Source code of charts
-- Begin --
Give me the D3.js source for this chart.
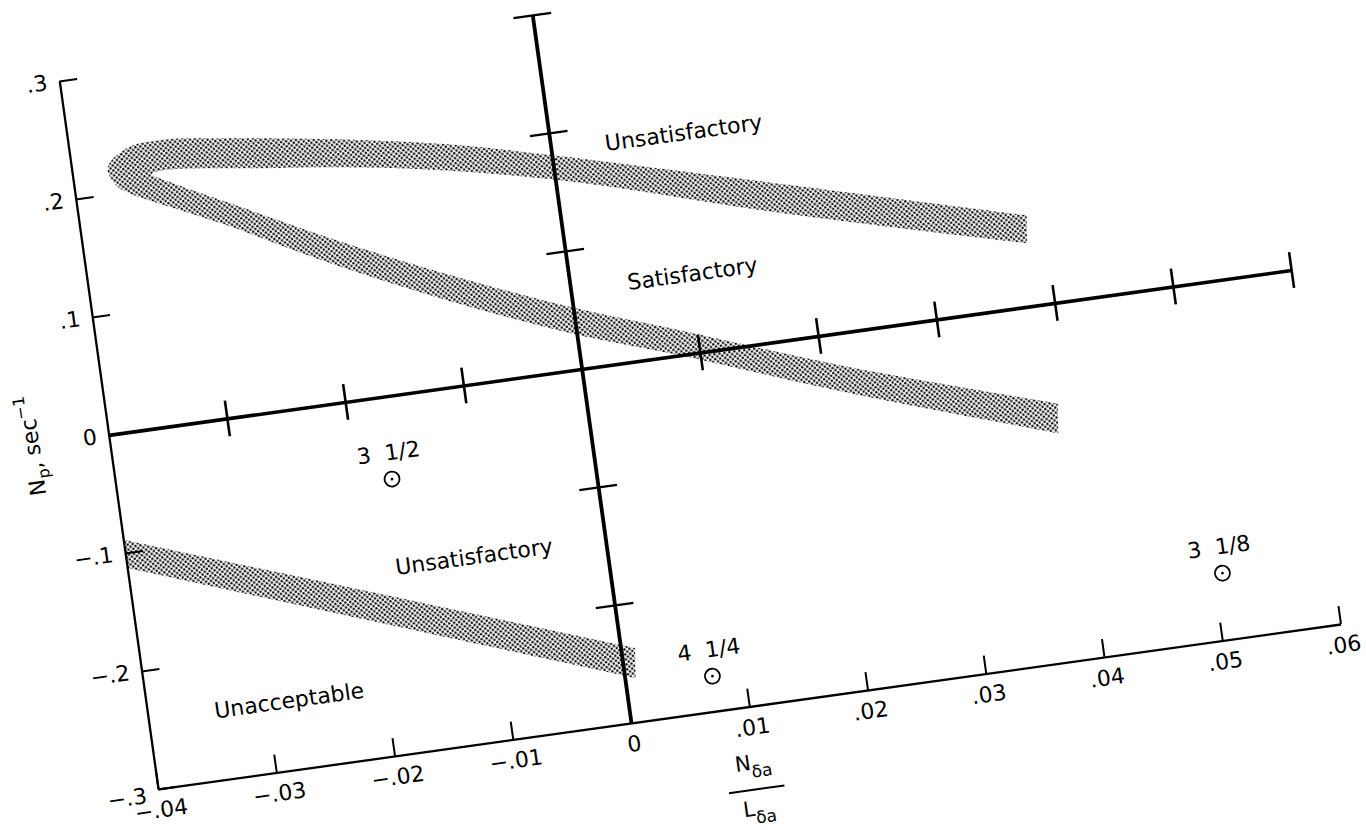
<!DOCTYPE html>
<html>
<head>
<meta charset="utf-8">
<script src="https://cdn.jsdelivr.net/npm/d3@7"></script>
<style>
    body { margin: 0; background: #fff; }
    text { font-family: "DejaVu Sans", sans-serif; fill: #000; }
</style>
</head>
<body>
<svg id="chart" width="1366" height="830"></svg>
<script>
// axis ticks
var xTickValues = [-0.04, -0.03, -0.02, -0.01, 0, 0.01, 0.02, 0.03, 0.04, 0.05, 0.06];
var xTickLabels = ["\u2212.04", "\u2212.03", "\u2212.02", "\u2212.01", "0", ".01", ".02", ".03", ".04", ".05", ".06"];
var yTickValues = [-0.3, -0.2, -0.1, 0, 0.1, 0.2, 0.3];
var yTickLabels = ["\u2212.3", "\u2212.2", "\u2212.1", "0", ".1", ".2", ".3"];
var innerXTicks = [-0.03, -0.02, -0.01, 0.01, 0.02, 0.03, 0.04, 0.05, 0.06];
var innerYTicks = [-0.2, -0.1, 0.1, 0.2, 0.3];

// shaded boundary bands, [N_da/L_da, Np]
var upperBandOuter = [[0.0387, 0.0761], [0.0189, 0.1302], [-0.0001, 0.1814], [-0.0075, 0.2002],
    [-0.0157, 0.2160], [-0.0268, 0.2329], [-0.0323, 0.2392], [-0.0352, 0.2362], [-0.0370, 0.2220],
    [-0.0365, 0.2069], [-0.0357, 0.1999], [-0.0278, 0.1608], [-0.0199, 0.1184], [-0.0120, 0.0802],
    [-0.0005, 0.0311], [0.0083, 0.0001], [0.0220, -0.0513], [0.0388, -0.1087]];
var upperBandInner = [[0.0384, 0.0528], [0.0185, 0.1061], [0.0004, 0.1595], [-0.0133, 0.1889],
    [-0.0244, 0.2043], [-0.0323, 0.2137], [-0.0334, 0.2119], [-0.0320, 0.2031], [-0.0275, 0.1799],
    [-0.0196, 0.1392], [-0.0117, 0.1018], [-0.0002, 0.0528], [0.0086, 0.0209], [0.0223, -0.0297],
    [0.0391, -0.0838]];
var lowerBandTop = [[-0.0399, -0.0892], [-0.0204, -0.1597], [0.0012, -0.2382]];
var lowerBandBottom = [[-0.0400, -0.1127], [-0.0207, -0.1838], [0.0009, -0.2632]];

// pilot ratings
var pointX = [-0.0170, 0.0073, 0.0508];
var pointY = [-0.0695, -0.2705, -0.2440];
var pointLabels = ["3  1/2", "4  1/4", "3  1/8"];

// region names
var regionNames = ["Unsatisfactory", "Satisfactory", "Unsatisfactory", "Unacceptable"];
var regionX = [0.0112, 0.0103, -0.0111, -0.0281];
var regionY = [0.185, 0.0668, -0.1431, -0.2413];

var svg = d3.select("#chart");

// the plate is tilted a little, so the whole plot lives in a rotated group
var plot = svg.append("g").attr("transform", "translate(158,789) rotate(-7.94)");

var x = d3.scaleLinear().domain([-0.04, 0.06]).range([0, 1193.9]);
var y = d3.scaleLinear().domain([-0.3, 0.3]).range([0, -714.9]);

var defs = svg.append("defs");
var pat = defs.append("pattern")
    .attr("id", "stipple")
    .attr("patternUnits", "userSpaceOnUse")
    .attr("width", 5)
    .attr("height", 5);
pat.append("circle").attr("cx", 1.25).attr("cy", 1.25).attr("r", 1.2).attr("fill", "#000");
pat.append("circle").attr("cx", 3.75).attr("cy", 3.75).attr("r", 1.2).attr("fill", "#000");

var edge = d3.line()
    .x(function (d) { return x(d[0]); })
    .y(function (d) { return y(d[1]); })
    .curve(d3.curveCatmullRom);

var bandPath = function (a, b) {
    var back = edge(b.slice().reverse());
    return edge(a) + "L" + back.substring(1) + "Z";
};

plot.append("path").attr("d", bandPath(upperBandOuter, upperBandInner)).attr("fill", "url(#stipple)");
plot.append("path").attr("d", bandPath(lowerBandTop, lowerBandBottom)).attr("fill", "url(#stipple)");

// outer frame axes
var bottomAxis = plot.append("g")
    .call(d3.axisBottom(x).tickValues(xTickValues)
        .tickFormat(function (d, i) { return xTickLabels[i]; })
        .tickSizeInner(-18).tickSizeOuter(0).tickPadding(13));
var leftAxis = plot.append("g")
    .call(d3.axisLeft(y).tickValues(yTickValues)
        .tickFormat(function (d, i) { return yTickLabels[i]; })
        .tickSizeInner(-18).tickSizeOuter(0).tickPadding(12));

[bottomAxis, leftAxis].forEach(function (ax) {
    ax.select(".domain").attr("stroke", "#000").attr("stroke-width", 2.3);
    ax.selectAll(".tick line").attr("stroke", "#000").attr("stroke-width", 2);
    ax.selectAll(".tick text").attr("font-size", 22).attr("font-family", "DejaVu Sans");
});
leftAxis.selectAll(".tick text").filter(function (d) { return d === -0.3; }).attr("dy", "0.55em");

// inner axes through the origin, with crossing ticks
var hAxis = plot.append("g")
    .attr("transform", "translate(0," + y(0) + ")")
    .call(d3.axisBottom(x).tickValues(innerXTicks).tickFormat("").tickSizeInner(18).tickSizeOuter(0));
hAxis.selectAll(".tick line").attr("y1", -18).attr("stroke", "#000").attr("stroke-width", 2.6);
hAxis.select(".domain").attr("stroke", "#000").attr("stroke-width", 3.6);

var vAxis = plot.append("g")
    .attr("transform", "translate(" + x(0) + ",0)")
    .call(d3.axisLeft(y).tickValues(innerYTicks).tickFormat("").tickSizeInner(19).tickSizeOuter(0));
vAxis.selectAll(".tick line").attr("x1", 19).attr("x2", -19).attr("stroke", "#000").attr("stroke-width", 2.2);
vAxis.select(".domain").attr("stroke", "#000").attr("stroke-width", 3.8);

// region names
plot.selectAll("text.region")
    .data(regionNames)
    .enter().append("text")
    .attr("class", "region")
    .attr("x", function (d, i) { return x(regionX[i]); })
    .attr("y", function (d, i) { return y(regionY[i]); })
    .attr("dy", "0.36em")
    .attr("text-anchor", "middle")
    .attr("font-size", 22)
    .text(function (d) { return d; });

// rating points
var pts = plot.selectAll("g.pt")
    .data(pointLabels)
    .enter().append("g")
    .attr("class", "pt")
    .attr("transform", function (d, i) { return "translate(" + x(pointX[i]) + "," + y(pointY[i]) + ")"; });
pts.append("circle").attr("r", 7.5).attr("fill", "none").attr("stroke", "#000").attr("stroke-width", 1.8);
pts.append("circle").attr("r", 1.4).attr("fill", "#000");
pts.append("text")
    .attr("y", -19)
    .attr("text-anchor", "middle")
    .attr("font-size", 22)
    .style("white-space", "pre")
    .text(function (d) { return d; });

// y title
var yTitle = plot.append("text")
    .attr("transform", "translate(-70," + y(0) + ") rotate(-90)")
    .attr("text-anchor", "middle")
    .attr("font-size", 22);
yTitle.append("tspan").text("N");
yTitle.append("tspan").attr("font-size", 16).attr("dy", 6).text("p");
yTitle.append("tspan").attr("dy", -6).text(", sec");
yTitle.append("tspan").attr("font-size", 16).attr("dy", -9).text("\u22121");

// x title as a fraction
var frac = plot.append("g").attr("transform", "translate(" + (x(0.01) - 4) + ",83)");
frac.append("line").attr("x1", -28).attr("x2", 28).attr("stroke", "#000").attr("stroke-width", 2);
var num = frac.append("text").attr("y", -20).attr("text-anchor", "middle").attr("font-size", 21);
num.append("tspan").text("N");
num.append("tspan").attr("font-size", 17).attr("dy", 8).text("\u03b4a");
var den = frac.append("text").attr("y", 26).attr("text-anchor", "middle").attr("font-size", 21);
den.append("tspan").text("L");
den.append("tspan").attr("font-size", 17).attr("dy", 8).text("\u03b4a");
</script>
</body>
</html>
-- End --
-- Begin --
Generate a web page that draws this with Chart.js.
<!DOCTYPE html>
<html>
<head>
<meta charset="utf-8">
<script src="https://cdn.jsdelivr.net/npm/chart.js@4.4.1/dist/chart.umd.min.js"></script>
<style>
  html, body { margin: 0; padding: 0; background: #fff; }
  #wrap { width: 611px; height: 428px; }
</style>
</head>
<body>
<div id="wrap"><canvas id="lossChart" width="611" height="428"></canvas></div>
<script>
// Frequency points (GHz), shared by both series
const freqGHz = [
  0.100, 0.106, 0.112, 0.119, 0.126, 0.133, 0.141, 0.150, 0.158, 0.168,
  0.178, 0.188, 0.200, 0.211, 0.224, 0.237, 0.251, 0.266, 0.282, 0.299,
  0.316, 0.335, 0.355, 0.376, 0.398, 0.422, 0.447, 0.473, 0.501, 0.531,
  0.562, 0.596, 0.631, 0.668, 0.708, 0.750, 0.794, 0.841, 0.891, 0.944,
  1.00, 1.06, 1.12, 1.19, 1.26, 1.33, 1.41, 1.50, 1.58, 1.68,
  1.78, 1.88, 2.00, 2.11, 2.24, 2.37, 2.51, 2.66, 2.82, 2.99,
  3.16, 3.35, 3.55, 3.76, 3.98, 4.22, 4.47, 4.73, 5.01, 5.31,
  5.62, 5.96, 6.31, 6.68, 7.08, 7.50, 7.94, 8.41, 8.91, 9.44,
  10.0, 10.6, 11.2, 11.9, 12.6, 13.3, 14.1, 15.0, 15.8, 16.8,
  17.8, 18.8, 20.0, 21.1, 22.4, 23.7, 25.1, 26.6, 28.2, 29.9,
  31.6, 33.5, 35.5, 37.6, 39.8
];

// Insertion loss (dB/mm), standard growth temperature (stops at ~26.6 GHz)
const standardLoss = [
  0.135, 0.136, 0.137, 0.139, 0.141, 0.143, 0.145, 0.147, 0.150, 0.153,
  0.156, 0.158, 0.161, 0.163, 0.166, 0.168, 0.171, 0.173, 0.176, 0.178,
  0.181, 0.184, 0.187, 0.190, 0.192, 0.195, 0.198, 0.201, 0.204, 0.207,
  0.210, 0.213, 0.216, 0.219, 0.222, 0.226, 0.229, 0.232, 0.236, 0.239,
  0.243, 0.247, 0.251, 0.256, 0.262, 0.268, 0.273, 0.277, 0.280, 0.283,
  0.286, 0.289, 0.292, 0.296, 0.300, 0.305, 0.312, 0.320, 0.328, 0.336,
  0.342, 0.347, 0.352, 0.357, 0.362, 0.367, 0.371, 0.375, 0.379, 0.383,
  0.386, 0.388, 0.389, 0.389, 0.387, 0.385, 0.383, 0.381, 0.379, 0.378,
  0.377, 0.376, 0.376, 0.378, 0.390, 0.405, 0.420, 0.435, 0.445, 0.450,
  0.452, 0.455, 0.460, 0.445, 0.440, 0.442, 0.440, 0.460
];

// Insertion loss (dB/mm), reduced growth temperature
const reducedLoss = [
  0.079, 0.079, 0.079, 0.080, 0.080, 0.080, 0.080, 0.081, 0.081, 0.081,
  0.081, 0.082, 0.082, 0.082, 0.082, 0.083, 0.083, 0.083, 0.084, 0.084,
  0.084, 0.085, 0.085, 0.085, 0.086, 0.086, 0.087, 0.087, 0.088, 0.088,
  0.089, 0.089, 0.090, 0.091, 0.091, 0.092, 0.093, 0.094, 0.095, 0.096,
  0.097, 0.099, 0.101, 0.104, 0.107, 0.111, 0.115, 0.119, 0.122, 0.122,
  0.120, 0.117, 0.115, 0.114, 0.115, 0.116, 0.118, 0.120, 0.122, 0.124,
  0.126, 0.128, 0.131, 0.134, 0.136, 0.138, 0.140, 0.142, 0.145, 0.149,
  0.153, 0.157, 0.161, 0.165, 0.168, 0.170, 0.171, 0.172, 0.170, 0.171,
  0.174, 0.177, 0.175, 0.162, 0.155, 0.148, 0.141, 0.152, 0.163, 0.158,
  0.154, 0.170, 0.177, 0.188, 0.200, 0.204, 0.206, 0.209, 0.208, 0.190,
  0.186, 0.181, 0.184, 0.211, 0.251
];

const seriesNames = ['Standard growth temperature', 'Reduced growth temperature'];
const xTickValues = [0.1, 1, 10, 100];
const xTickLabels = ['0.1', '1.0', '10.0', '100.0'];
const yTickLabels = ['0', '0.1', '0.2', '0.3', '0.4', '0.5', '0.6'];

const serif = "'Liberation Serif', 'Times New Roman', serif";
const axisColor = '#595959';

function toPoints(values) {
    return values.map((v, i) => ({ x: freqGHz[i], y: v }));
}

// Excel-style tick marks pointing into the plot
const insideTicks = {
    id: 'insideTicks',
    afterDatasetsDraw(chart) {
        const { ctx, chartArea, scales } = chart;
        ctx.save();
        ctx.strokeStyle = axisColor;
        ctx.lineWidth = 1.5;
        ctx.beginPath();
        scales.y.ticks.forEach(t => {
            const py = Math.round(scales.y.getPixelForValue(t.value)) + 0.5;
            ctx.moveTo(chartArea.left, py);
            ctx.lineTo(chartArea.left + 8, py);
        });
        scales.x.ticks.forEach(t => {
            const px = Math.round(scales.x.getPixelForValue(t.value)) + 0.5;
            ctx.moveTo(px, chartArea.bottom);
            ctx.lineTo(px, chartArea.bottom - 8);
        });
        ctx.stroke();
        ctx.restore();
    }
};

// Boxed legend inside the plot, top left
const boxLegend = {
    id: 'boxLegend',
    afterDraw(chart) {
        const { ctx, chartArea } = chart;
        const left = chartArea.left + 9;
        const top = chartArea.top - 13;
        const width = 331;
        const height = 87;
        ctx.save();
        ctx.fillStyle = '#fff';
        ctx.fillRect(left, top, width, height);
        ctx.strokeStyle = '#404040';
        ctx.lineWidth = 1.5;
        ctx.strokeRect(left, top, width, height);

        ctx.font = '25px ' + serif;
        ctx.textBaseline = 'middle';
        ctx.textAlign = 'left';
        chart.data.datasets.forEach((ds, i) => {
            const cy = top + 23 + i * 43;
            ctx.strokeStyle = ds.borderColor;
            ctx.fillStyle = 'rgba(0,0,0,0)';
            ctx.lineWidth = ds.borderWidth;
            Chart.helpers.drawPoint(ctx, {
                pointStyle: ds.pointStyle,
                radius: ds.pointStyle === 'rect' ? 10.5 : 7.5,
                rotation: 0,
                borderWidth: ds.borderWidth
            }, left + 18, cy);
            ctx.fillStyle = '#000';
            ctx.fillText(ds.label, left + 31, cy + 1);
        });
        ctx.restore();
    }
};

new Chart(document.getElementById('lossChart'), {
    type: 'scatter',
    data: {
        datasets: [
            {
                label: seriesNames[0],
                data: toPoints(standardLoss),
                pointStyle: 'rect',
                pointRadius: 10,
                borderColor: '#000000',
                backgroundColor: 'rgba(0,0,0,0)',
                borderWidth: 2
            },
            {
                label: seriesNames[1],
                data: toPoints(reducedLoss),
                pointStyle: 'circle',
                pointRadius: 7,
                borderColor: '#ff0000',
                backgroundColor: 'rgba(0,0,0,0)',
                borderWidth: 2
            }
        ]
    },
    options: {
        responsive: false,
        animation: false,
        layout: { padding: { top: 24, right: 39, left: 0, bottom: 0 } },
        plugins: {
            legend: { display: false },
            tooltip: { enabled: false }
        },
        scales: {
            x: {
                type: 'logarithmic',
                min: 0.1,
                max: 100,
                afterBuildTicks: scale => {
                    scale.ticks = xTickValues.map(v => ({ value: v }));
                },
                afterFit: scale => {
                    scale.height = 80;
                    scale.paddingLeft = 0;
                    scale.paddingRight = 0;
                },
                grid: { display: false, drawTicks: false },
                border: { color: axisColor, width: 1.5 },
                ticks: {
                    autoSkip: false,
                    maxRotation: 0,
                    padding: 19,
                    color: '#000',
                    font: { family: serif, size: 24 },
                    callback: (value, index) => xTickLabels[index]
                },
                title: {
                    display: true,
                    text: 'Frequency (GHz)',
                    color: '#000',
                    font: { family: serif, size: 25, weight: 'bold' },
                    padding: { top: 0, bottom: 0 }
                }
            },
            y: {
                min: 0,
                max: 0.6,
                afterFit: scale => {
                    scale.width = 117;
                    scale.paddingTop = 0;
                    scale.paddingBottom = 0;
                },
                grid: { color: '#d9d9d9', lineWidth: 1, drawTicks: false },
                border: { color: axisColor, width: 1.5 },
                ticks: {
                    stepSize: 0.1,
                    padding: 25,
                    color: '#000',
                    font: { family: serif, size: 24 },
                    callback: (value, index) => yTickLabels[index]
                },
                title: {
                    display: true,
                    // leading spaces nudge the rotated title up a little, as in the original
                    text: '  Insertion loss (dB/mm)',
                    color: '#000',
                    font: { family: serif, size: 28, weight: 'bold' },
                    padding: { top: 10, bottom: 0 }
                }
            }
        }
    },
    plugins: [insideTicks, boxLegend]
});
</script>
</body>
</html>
-- End --
Find every line that holds "with" and copy it.

// inner axes through the origin, with crossing ticks
Generate a web page that draws this with Chart.js.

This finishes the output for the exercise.